__Goal of the exercise__: All lines in which the word "that" occurs are to be extracted.

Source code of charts
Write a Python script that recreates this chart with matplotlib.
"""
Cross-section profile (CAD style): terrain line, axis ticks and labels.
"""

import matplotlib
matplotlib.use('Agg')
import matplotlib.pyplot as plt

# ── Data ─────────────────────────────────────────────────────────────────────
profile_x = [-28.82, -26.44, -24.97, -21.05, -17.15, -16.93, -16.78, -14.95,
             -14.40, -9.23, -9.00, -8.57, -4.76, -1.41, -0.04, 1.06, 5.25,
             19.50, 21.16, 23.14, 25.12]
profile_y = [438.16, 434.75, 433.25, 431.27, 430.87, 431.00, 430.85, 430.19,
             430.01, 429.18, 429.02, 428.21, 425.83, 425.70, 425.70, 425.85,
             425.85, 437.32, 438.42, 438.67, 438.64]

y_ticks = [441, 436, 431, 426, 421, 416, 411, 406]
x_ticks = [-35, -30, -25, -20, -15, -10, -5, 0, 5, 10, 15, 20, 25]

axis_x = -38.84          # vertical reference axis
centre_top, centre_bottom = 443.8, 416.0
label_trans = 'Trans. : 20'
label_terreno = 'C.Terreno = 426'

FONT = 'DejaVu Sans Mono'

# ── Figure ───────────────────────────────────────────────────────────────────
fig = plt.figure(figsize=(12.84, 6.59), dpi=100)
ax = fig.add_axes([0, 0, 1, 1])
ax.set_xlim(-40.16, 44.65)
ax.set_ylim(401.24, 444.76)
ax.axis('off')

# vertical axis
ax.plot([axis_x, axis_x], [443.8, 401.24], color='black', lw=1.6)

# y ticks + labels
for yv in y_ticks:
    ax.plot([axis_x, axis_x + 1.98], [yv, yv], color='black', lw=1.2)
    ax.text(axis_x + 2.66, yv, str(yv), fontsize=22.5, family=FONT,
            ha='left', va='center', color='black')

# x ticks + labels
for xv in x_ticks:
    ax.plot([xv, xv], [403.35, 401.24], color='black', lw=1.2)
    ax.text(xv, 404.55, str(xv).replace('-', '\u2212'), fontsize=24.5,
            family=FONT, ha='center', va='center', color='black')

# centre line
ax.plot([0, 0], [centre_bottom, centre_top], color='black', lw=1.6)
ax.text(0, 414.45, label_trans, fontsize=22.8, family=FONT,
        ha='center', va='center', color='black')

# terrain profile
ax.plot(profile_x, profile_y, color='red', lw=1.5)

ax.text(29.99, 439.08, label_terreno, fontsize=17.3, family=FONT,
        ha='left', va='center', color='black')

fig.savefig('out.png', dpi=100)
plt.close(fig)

...

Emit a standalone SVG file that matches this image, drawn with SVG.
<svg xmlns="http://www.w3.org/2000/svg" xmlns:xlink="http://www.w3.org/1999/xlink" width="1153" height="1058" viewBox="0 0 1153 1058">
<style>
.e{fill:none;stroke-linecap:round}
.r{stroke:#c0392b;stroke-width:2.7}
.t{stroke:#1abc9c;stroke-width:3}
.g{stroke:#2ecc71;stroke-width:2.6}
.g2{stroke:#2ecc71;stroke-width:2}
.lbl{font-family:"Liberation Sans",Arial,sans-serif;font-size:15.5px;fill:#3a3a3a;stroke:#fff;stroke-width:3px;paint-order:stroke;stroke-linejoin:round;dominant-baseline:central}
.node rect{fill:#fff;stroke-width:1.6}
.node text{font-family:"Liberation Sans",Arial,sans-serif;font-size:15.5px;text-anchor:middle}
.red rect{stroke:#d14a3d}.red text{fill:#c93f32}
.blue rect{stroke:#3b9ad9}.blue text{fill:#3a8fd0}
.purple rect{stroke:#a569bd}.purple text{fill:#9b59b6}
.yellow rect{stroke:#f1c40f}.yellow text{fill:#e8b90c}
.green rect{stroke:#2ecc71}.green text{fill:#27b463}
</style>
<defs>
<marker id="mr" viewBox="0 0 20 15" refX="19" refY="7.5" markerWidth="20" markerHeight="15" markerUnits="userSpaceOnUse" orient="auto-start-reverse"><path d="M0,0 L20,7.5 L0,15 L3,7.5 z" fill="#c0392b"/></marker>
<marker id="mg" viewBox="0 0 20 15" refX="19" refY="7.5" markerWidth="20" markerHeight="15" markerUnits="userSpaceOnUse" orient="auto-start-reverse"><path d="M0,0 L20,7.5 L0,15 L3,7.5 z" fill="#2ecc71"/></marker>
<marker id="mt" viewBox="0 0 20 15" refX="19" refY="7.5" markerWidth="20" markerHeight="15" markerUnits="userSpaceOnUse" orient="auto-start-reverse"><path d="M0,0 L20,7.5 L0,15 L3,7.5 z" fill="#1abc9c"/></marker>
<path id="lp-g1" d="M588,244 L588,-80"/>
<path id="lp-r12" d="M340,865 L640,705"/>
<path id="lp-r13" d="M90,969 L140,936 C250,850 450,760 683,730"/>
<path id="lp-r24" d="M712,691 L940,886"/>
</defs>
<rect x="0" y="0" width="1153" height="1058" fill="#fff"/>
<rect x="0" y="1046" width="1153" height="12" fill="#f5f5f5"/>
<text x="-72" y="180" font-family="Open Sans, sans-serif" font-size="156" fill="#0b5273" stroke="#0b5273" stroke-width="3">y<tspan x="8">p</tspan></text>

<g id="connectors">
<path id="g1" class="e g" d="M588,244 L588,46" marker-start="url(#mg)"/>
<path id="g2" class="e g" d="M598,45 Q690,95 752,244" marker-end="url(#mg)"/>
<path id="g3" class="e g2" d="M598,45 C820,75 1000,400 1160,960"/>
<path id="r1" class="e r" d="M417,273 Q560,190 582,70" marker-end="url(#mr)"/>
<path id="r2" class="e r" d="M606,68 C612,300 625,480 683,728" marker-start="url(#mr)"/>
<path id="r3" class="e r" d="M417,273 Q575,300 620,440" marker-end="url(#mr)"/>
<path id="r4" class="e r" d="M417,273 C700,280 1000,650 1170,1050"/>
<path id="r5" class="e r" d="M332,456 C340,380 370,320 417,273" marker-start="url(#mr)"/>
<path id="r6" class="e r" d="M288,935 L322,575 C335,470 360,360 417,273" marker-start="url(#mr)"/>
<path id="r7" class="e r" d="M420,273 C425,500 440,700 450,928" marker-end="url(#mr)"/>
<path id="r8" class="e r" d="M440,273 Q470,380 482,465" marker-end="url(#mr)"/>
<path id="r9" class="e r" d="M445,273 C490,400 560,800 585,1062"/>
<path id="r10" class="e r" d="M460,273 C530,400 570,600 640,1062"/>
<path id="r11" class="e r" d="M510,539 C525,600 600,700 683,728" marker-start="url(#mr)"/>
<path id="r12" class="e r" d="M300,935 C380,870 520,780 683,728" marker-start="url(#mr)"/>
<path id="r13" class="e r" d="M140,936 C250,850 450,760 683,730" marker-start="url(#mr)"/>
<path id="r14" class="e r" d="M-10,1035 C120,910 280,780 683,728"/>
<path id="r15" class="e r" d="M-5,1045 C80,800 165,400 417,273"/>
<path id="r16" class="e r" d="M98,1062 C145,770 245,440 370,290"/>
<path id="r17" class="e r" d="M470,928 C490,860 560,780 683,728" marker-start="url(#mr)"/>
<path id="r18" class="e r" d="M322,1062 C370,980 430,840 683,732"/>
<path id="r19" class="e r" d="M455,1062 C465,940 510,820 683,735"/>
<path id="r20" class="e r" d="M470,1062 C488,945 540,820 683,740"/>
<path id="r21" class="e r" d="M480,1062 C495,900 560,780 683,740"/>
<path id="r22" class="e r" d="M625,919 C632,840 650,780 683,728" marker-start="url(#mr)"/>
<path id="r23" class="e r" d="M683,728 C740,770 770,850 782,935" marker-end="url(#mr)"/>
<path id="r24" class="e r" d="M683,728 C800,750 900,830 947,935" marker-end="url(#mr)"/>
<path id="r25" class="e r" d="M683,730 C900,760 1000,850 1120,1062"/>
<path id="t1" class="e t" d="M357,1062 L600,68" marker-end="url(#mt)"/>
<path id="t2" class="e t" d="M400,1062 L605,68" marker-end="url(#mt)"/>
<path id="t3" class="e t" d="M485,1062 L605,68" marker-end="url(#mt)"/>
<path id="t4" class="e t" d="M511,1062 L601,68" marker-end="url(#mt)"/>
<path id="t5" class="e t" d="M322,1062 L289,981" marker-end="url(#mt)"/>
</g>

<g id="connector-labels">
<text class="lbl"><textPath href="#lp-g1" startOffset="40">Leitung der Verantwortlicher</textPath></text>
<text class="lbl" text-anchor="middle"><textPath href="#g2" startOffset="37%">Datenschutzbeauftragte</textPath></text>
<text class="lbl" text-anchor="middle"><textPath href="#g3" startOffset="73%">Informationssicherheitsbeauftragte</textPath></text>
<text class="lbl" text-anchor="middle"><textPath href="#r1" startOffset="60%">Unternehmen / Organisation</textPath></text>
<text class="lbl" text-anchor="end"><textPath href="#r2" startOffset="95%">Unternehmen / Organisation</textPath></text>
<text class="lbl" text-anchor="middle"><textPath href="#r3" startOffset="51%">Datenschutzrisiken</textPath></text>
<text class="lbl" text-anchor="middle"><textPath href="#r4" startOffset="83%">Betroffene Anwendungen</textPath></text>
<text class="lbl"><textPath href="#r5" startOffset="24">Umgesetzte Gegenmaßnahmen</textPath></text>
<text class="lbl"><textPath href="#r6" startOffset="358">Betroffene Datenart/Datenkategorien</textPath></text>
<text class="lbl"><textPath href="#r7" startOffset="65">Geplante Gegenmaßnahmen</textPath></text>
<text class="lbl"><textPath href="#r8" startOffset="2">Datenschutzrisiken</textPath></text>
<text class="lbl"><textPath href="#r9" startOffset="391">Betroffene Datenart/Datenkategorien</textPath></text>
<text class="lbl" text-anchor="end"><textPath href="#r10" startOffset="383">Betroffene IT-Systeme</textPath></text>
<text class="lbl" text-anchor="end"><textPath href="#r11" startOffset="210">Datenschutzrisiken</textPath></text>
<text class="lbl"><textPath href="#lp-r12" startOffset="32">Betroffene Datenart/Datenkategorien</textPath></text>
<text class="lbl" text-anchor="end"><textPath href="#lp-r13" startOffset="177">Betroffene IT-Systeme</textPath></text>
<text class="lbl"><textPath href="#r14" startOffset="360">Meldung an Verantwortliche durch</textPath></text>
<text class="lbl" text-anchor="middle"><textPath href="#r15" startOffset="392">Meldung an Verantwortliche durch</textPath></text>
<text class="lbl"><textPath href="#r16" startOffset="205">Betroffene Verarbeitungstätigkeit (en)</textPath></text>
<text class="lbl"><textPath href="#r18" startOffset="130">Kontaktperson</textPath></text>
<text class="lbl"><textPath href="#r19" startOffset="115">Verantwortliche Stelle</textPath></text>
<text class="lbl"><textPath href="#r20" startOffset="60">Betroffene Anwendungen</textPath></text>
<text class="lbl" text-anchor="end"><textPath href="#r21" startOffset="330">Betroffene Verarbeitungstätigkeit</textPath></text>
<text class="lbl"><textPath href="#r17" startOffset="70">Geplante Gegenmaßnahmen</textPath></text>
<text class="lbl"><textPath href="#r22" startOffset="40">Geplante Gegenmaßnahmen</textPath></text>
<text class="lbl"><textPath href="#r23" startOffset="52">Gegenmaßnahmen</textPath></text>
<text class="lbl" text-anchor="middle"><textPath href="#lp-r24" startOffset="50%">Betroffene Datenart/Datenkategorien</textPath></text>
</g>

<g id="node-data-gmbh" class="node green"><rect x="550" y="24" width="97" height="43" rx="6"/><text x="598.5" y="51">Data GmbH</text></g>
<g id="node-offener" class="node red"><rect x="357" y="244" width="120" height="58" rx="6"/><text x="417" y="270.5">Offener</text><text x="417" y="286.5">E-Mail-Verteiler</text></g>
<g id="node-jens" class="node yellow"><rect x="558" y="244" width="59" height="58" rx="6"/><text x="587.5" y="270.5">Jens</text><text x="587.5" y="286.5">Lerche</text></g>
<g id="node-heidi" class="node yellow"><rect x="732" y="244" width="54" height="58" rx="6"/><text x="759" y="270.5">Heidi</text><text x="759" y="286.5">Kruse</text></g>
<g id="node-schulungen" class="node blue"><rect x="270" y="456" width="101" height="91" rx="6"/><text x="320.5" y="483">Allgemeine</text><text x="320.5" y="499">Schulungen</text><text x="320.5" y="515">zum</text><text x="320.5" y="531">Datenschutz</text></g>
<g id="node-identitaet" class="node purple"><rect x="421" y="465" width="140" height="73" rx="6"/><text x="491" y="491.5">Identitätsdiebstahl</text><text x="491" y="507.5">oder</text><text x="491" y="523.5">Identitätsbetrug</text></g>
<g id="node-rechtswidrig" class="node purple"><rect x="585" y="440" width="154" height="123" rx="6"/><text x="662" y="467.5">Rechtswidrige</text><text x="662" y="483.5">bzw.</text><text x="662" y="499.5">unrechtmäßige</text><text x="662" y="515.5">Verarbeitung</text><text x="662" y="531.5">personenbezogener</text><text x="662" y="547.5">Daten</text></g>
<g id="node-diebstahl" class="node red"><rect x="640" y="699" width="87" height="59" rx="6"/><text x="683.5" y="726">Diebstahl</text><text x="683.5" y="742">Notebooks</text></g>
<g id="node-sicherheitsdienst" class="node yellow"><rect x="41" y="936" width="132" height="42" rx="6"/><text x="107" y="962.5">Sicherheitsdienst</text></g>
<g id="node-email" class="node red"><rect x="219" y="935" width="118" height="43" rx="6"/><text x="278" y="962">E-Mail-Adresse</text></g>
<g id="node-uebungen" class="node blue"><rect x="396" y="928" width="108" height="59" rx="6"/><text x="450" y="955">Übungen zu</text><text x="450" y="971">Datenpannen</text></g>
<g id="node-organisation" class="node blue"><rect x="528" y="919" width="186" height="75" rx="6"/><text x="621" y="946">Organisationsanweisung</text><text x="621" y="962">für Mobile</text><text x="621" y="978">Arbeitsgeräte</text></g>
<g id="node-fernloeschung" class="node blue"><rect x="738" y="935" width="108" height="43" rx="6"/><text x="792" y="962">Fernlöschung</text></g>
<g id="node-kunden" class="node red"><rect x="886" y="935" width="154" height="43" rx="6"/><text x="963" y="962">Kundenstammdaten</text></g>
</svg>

__Response to this task__:
Write a Python script that recreates this chart with matplotlib.
Emit a standalone SVG file that matches this image, drawn with SVG.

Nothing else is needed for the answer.